▶ Requirement
Starting from the top of the material, restate each line exactly until the line that contains "16, 17, 20]", which is also copied. Pictures are excluded.

▶ Data excerpt
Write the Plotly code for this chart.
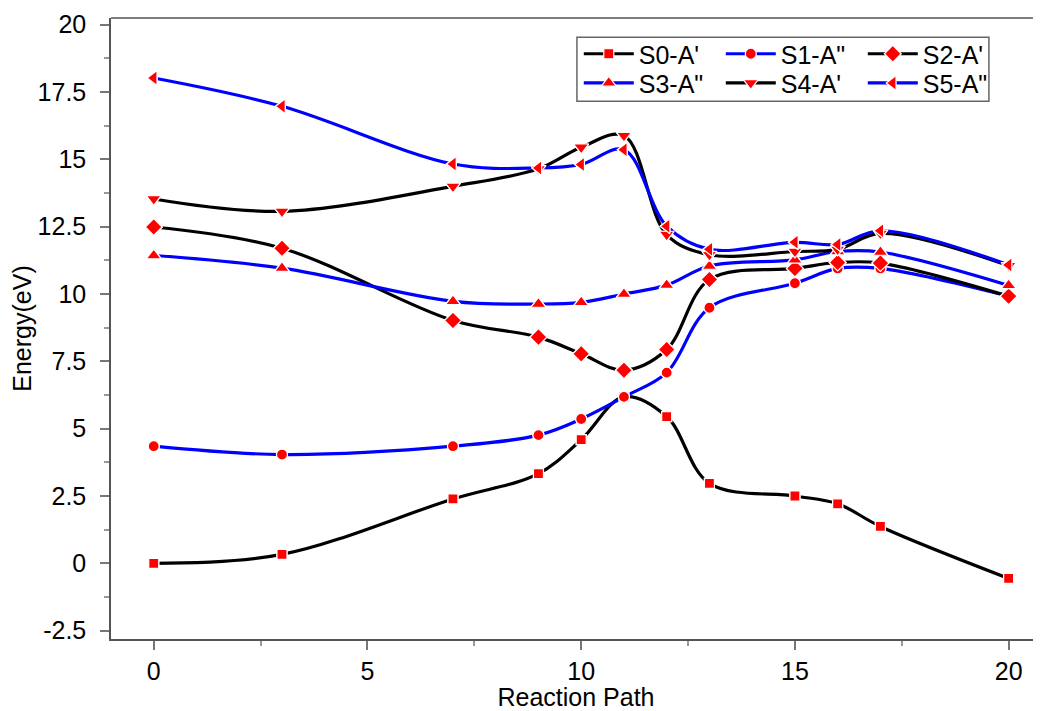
import plotly.graph_objects as go

x_path = [0, 3, 7, 9, 10, 11, 12, 13, 15, 16, 17, 20]

s0 = [0.00, 0.33, 2.39, 3.33, 4.59, 6.18, 5.45, 2.97, 2.50, 2.21, 1.37, -0.56]
s1 = [4.35, 4.04, 4.35, 4.76, 5.36, 6.18, 7.08, 9.49, 10.40, 10.95, 10.95, 9.92]
s2 = [12.49, 11.70, 9.02, 8.40, 7.78, 7.17, 7.94, 10.54, 10.95, 11.17, 11.15, 9.92]
s3 = [11.43, 10.96, 9.73, 9.63, 9.69, 10.00, 10.33, 11.04, 11.27, 11.58, 11.56, 10.32]
s4 = [13.53, 13.07, 14.00, 14.65, 15.45, 15.88, 12.21, 11.46, 11.58, 11.66, 12.25, 11.05]
s5 = [18.02, 16.97, 14.83, 14.68, 14.81, 15.36, 12.52, 11.66, 11.92, 11.84, 12.35, 11.08]

names = ["S0-A'", 'S1-A"', "S2-A'", 'S3-A"', "S4-A'", 'S5-A"']
series = [s0, s1, s2, s3, s4, s5]
line_colors = ["#000000", "#0000FF", "#000000", "#0000FF", "#000000", "#0000FF"]
symbols = ["square", "circle", "diamond", "triangle-up", "triangle-down", "triangle-left"]
sizes = [10, 11, 13, 13, 13, 13]
legends = ["legend", "legend", "legend", "legend2", "legend2", "legend2"]

FONT = "Arial, Liberation Sans, sans-serif"

fig = go.Figure()

# lines (with legend entries)
for name, ys, col, sym, sz, lg in zip(names, series, line_colors, symbols, sizes, legends):
    fig.add_trace(go.Scatter(
        x=x_path, y=ys, name=name, mode="lines+markers",
        line=dict(color=col, width=3.2, shape="spline", smoothing=1.0),
        marker=dict(symbol=sym, size=sz, color="#FF0000",
                    line=dict(color="white", width=1.2)),
        legend=lg, hoverinfo="skip",
    ))

# markers on top of all lines
for name, ys, sym, sz in zip(names, series, symbols, sizes):
    fig.add_trace(go.Scatter(
        x=x_path, y=ys, mode="markers", showlegend=False,
        marker=dict(symbol=sym, size=sz, color="#FF0000",
                    line=dict(color="white", width=1.2)),
        hoverinfo="skip",
    ))

axis_common = dict(
    showline=True, linecolor="#555555", linewidth=1.5,
    ticks="outside", ticklen=9, tickwidth=1.5, tickcolor="#777777",
    showgrid=False, zeroline=False, automargin=False,
    tickfont=dict(family=FONT, size=25, color="#000000"),
)

fig.update_layout(
    width=1033, height=703,
    margin=dict(l=103, r=0, t=10, b=72),
    paper_bgcolor="white", plot_bgcolor="white",
    font=dict(family=FONT, color="#000000"),
    xaxis=dict(
        range=[-1, 20.757], tickvals=[0, 5, 10, 15, 20],
        minor=dict(ticks="outside", ticklen=5, tickwidth=1.5, tickcolor="#999999",
                   dtick=2.5, tick0=0, showgrid=False),
        title=dict(text="Reaction Path", font=dict(family=FONT, size=25), standoff=0),
        ticklabelstandoff=0,
        **axis_common,
    ),
    yaxis=dict(
        range=[-2.81, 20.25], tickvals=[-2.5, 0, 2.5, 5, 7.5, 10, 12.5, 15, 17.5, 20],
        ticktext=["-2.5", "0", "2.5", "5", "7.5", "10", "12.5", "15", "17.5", "20"],
        minor=dict(ticks="outside", ticklen=5, tickwidth=1.5, tickcolor="#999999",
                   dtick=1.25, tick0=0, showgrid=False),
        title=dict(text="Energy(eV)", font=dict(family=FONT, size=25), standoff=4),
        ticklabelstandoff=9,
        **axis_common,
    ),
    legend=dict(
        orientation="h", x=0.503, xanchor="left", y=0.942, yanchor="middle",
        bgcolor="rgba(0,0,0,0)", borderwidth=0, entrywidth=77,
        font=dict(family=FONT, size=25), itemwidth=50, tracegroupgap=0,
    ),
    legend2=dict(
        orientation="h", x=0.503, xanchor="left", y=0.895, yanchor="middle",
        bgcolor="rgba(0,0,0,0)", borderwidth=0, entrywidth=77,
        font=dict(family=FONT, size=25), itemwidth=50, tracegroupgap=0,
    ),
    shapes=[
        dict(type="line", xref="paper", yref="paper", x0=0, x1=1, y0=1, y1=1,
             line=dict(color="#555555", width=1.5)),
        dict(type="rect", xref="paper", yref="paper", x0=0.501, x1=0.944,
             y0=0.866, y1=0.969, line=dict(color="#666666", width=1.5),
             fillcolor="rgba(0,0,0,0)"),
    ],
)

fig.write_html("out.html")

▶ Exercise result
Write the Plotly code for this chart.
import plotly.graph_objects as go

x_path = [0, 3, 7, 9, 10, 11, 12, 13, 15, 16, 17, 20]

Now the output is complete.